LA HABANA, Cuba.- Graciella tenía trece años en octubre de 1962. Recuerda que una mañana su padre fue movilizado porque, según le explicó su abuela en aquel momento: “los americanos iban a atacar Cuba y los rusos se habían aliado con Fidel para defender al pueblo”. Con versiones más o menos similares, los cubanos que hoy superan los sesenta años de edad rememoran aquel mes de octubre en que la Isla se convirtió en una bomba nuclear a la entrada del Golfo de México.
Lo curioso es que el acontecimiento que atrajo hacia la mayor de las Antillas más atención que el triunfo de 1959, resulta desconocido para los cubanos nacidos en la era socialista. Los libros de historia “oficiales” han reservado, para las nuevas generaciones, un modesto párrafo donde se resume el suceso, resaltando la gloria de Fidel Castro y la “doble moral” de soviéticos y norteamericanos, que negociaron a espaldas del caudillo la salida de los peligrosos misiles, a los cuales debió su nombre la Crisis de Octubre.
La historia no contada es algo más compleja y reviste una conducta gravísima por parte del líder barbudo, idealizado en otros tiempos gracias al desbordado intelectualismo de izquierda.
Para el año 1962 una invasión norteamericana era inminente. El ejército de Estados Unidos había realizado un simulacro de desembarco, y se esperaba una movilización de decenas de miles de efectivos, como parte de la llamada operación “Mangosta”. Un ataque de semejantes proporciones, equipado con el arsenal militar más moderno, no podría ser repelido por las milicias cubanas. Fidel Castro lo sabía, y mientras crecía su preocupación ante la posibilidad de un choque definitivo, el dictador soviético Nikita Kruschev aprovechó la coyuntura para imponer la instalación, en secreto, de misiles con cabezas nucleares en cada punto cardinal de la Isla.

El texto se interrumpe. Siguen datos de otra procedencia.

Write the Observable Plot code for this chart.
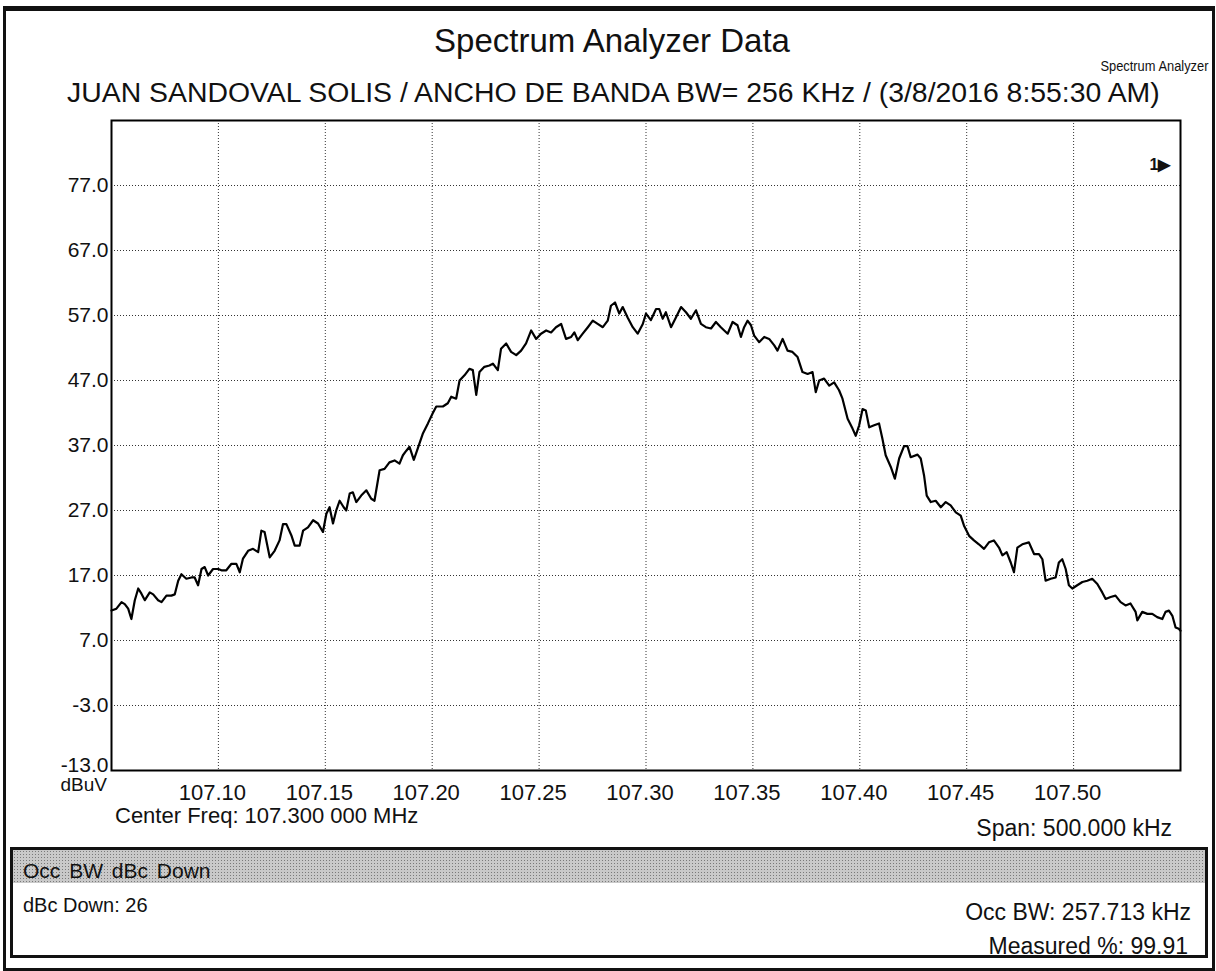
<!DOCTYPE html>
<html><head><meta charset="utf-8">
<script src="https://cdn.jsdelivr.net/npm/d3@7"></script>
<script src="https://cdn.jsdelivr.net/npm/@observablehq/plot@0.6"></script>
<style>
body{margin:0;background:#fff;}
#page{position:relative;width:1216px;height:971px;overflow:hidden;font-family:"Liberation Sans",Arial,sans-serif;color:#111;}
.abs{position:absolute;white-space:nowrap;line-height:1;}
#chart{position:absolute;left:0;top:110px;}
#panel{position:absolute;left:10px;top:847px;width:1192px;height:105px;border:3px solid #111;}
#strip{position:absolute;left:0;top:0;width:100%;height:33px;background-color:#c9c9c9;background-image:radial-gradient(#7a7a7a 0.7px,transparent 0.9px);background-size:3px 3px;}
.yl text{font-family:"Liberation Sans Narrow","Liberation Sans",Arial,sans-serif;}
</style></head><body>
<div id="page">
  <div class="abs" style="left:3px;top:6px;width:1206px;height:957px;border:3px solid #111;border-top-width:5px;"></div>
  <div class="abs" id="title" style="left:0;width:1224px;text-align:center;top:24px;font-size:33px;"></div>
  <div class="abs" id="subtitle" style="left:67px;top:78px;font-size:28.4px;"></div>
  <div class="abs" id="corner" style="right:8px;top:59px;font-size:14px;transform:scaleX(0.92);transform-origin:right center;"></div>
  <div id="chart"></div>
  <div class="abs" id="unit" style="right:1109px;top:775px;font-size:19px;font-family:'Liberation Sans Narrow','Liberation Sans',Arial,sans-serif;"></div>
  <div class="abs" id="center" style="left:115px;top:805px;font-size:22px;"></div>
  <div class="abs" id="span" style="right:44px;top:817px;font-size:23px;"></div>
  <div id="panel">
    <div id="strip"></div>
    <div class="abs" id="p1" style="left:10px;top:10px;font-size:21px;word-spacing:3px;"></div>
    <div class="abs" id="p2" style="left:10px;top:45px;font-size:20px;"></div>
    <div class="abs" id="p3" style="right:14px;top:51px;font-size:23px;"></div>
    <div class="abs" id="p4" style="right:17px;top:85px;font-size:23px;"></div>
  </div>
</div>
<script>
const titleText = "Spectrum Analyzer Data";
const subtitleText = "JUAN SANDOVAL SOLIS / ANCHO DE BANDA BW= 256 KHz / (3/8/2016 8:55:30 AM)";
const cornerText = "Spectrum Analyzer";
const unitText = "dBuV";
const centerText = "Center Freq: 107.300 000 MHz";
const spanText = "Span: 500.000 kHz";
const panelHeader = "Occ BW dBc Down";
const panelTexts = ["dBc Down: 26", "Occ BW: 257.713 kHz", "Measured %: 99.91"];
const markerText = "1\u25B6";

const xTicks = [107.10, 107.15, 107.20, 107.25, 107.30, 107.35, 107.40, 107.45, 107.50];
const yTicks = [-13, -3, 7, 17, 27, 37, 47, 57, 67, 77];
const xDomain = [107.05, 107.55];
const yDomain = [-13, 87];

// Trace: frequency (MHz) and level (dBuV)
const freq = [
107.0500,107.0523,107.0547,107.0562,107.0578,107.0593,107.0609,107.0625,107.0640,107.0656,
107.0679,107.0695,107.0718,107.0734,107.0757,107.0780,107.0796,107.0812,107.0827,107.0850,
107.0874,107.0889,107.0905,107.0921,107.0936,107.0952,107.0975,107.0999,107.1014,107.1037,
107.1061,107.1084,107.1100,107.1115,107.1139,107.1162,107.1186,107.1201,107.1216,107.1240,
107.1263,107.1286,107.1302,107.1318,107.1341,107.1357,107.1380,107.1396,107.1419,107.1443,
107.1466,107.1489,107.1505,107.1520,107.1536,107.1551,107.1567,107.1586,107.1598,107.1614,
107.1629,107.1645,107.1668,107.1692,107.1715,107.1730,107.1754,107.1777,107.1800,107.1824,
107.1847,107.1863,107.1879,107.1894,107.1914,107.1933,107.1957,107.1980,107.2003,107.2019,
107.2050,107.2073,107.2089,107.2112,107.2128,107.2151,107.2174,107.2190,107.2206,107.2221,
107.2244,107.2268,107.2284,107.2307,107.2322,107.2346,107.2369,107.2393,107.2416,107.2439,
107.2463,107.2486,107.2509,107.2533,107.2556,107.2579,107.2603,107.2626,107.2650,107.2665,
107.2681,107.2704,107.2728,107.2751,107.2774,107.2798,107.2821,107.2836,107.2855,107.2875,
107.2891,107.2914,107.2938,107.2961,107.2985,107.3000,107.3023,107.3047,107.3062,107.3078,
107.3093,107.3117,107.3140,107.3164,107.3187,107.3210,107.3234,107.3257,107.3280,107.3304,
107.3327,107.3350,107.3382,107.3405,107.3428,107.3444,107.3459,107.3475,107.3491,107.3506,
107.3529,107.3553,107.3576,107.3600,107.3615,107.3639,107.3662,107.3685,107.3709,107.3732,
107.3756,107.3779,107.3794,107.3810,107.3833,107.3857,107.3880,107.3903,107.3919,107.3943,
107.3966,107.3981,107.3997,107.4013,107.4028,107.4044,107.4067,107.4090,107.4106,107.4121,
107.4145,107.4164,107.4184,107.4207,107.4223,107.4238,107.4270,107.4285,107.4301,107.4313,
107.4332,107.4355,107.4379,107.4402,107.4425,107.4449,107.4472,107.4487,107.4511,107.4534,
107.4557,107.4581,107.4604,107.4627,107.4651,107.4667,107.4687,107.4706,107.4721,107.4737,
107.4760,107.4791,107.4815,107.4838,107.4854,107.4869,107.4893,107.4916,107.4931,107.4947,
107.4963,107.4978,107.4994,107.5017,107.5041,107.5064,107.5087,107.5111,107.5134,107.5150,
107.5173,107.5196,107.5220,107.5243,107.5266,107.5290,107.5298,107.5321,107.5345,107.5368,
107.5391,107.5415,107.5430,107.5446,107.5462,107.5477,107.5492,107.5500
];
const level = [
11.6,11.9,12.9,12.6,11.9,10.3,13.2,15.0,14.2,13.2,
14.4,14.1,13.2,12.9,13.9,13.9,14.1,16.2,17.2,16.5,
16.7,16.7,15.5,18.0,18.3,17.0,18.0,18.0,17.8,17.8,
18.8,18.8,17.5,19.6,20.8,21.1,20.6,23.9,23.7,19.8,
20.8,22.4,24.9,24.9,23.2,21.6,21.6,23.9,24.4,25.5,
25.0,23.7,26.5,27.5,25.0,27.0,28.5,27.5,27.0,29.6,
29.8,28.3,29.3,30.1,28.8,28.5,33.2,33.4,34.4,34.7,
34.2,35.5,36.2,36.8,34.8,36.6,38.9,40.4,42.0,43.0,
43.0,43.5,44.5,44.2,47.0,47.8,48.8,48.6,44.8,48.3,
49.1,49.3,49.6,48.6,51.9,52.7,51.4,50.9,51.6,52.7,
54.7,53.4,54.2,54.7,54.4,55.2,55.7,53.4,53.7,54.4,
53.2,54.2,55.2,56.2,55.7,55.2,56.2,58.5,59.0,57.3,
58.3,56.7,55.2,54.2,55.7,57.3,56.3,58.0,58.0,56.5,
57.5,55.2,56.7,58.3,57.5,56.5,57.8,55.7,55.2,55.0,
56.0,55.2,54.2,56.0,55.5,53.7,55.2,56.2,55.5,53.9,
52.9,53.7,53.4,52.4,51.6,53.4,51.6,51.4,50.6,48.3,
48.0,48.3,45.2,47.0,47.3,46.2,46.7,45.5,44.2,41.1,
39.6,38.5,40.1,42.6,42.4,39.8,40.1,40.4,38.0,35.5,
33.7,31.9,35.0,36.9,36.9,35.2,35.6,35.0,32.3,29.3,
28.3,28.5,27.5,28.3,27.8,26.7,26.2,24.7,23.1,22.4,
21.8,21.1,22.1,22.4,21.3,20.1,20.6,19.0,17.5,21.3,
21.8,22.1,20.3,20.3,19.5,16.2,16.5,16.7,19.0,19.5,
18.0,15.5,15.0,15.5,16.0,16.2,16.5,15.7,14.4,13.4,
13.7,13.9,12.9,12.4,12.7,11.4,10.1,11.4,11.1,11.1,
10.6,10.3,11.4,11.6,10.8,9.0,8.8,8.5
];

const trace = freq.map((f, i) => ({f, db: level[i]}));

document.getElementById("title").textContent = titleText;
document.getElementById("subtitle").textContent = subtitleText;
document.getElementById("corner").textContent = cornerText;
document.getElementById("unit").textContent = unitText;
document.getElementById("center").textContent = centerText;
document.getElementById("span").textContent = spanText;
document.getElementById("p1").textContent = panelHeader;
document.getElementById("p2").textContent = panelTexts[0];
document.getElementById("p3").textContent = panelTexts[1];
document.getElementById("p4").textContent = panelTexts[2];

const gridStyle = {stroke: "#000", strokeOpacity: 0.8, strokeWidth: 1, strokeDasharray: "1,2"};
const yFmt = d => d3.format(".1f")(d).replace("\u2212", "-");

const chart = Plot.plot({
  width: 1216,
  height: 720,
  marginTop: 10,
  marginBottom: 60,
  marginLeft: 111,
  marginRight: 36,
  style: {fontFamily: "'Liberation Sans', Arial, sans-serif", fontSize: "22px", color: "#111", background: "transparent", overflow: "visible"},
  x: {domain: xDomain, label: null},
  y: {domain: yDomain, label: null},
  marks: [
    Plot.gridX(xTicks, gridStyle),
    Plot.gridY(yTicks.filter(d => d > yDomain[0]), gridStyle),
    Plot.axisX(xTicks, {tickSize: 0, tickPadding: 14, dx: -6, tickFormat: d3.format(".2f"), fontSize: 22}),
    Plot.axisY(yTicks.filter(d => d > yDomain[0]), {tickSize: 0, tickPadding: 3, tickFormat: yFmt, fontSize: 21, className: "yl"}),
    Plot.axisY([yDomain[0]], {tickSize: 0, tickPadding: 3, dy: -5, tickFormat: yFmt, fontSize: 21, className: "yl"}),
    Plot.line(trace, {x: "f", y: "db", stroke: "#000", strokeWidth: 2.2}),
    Plot.frame({stroke: "#000", strokeWidth: 2}),
    Plot.text([markerText], {frameAnchor: "top-right", text: d => d, dx: -10, dy: 38, fontSize: 16, fontWeight: "bold", textAnchor: "end"})
  ]
});
document.getElementById("chart").append(chart);
</script>
</body></html>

El pueblo cubano recibió la incursión belicista como muestra de buena voluntad bolchevique ante la prepotencia del imperio; pero Kruschev solo deseaba crear un punto de confrontación pasiva con el gobierno de Kennedy, para obligarlo a retirar las ojivas nucleares que, desde Turquía, apuntaban a la Unión Soviética. Antiguos rencores se ocultaban tras aquella singular muestra de apoyo hacia Cuba, que durante trece días se convirtió en el núcleo de una prueba de fuerzas que amenazó con hacer explotar el hemisferio.
La historia oficialista ha sido generosa con Fidel Castro y su proceder durante la Crisis; pero lo cierto es que el Comandante comprometió la soberanía nacional de un modo que no se vio jamás en los años de la República Mediatizada. Por un corto lapso los soviéticos fueron los señores de Cuba, y sutilmente demostraron que solo los norteamericanos podían llevarlos a la mesa de negociaciones. Fidel Castro era un megalómano tropical a quien debían tratar con cuidado para no arriesgar la precaria estabilidad de su atalaya en el Caribe; pero bien mirado, el caudillo latinoamericano solo había servido, como vulgar peón, al propósito de hacer pactar al Tío Sam.
Kruschev y Kennedy desmantelaron sus respectivos arsenales nucleares sin contar con Fidel Castro, y a pesar del berrinche mesiánico del Che, que estaba dispuesto a hacer estallar la Isla con tal de desaparecer a los Estados Unidos. La peor parte se la llevó el pueblo cubano, que somatizó aquel umbral del apocalipsis con una paranoia colectiva cuyas secuelas se hicieron sentir durante muchos años.
El 28 de octubre de 1962 quedó formalizado el acuerdo entre los dos presidentes, mientras Fidel Castro, acomplejado por haber sido tratado como un simple lacayo del Kremlin, no halló mejor manera de desquitarse que negándose a aceptar la visita de los inspectores de la ONU encargados de verificar el total repliegue de los misiles. Aquel escándalo ante las Naciones Unidas que culminó con una revisión, por parte de la armada estadounidense, de los buques soviéticos en alta mar, ha pasado a la historia de Cuba como “una valiente respuesta del comandante”; pero en realidad solo fue un intento desesperado por apuntalar su monumental orgullo.
La Crisis de Octubre fue un descalabro ético para la naciente Cuba socialista, que se erigía como símbolo de independencia y soberanía. En plena algarabía revolucionaria, aquel episodio trituró el ego de Fidel Castro. Atenazado por la temprana sujeción económica a la URSS, el líder no tuvo más opción que entregar el país al Ejército Rojo, para que Kruschev jugara su peligrosa partida de ajedrez político sobre un campo minado.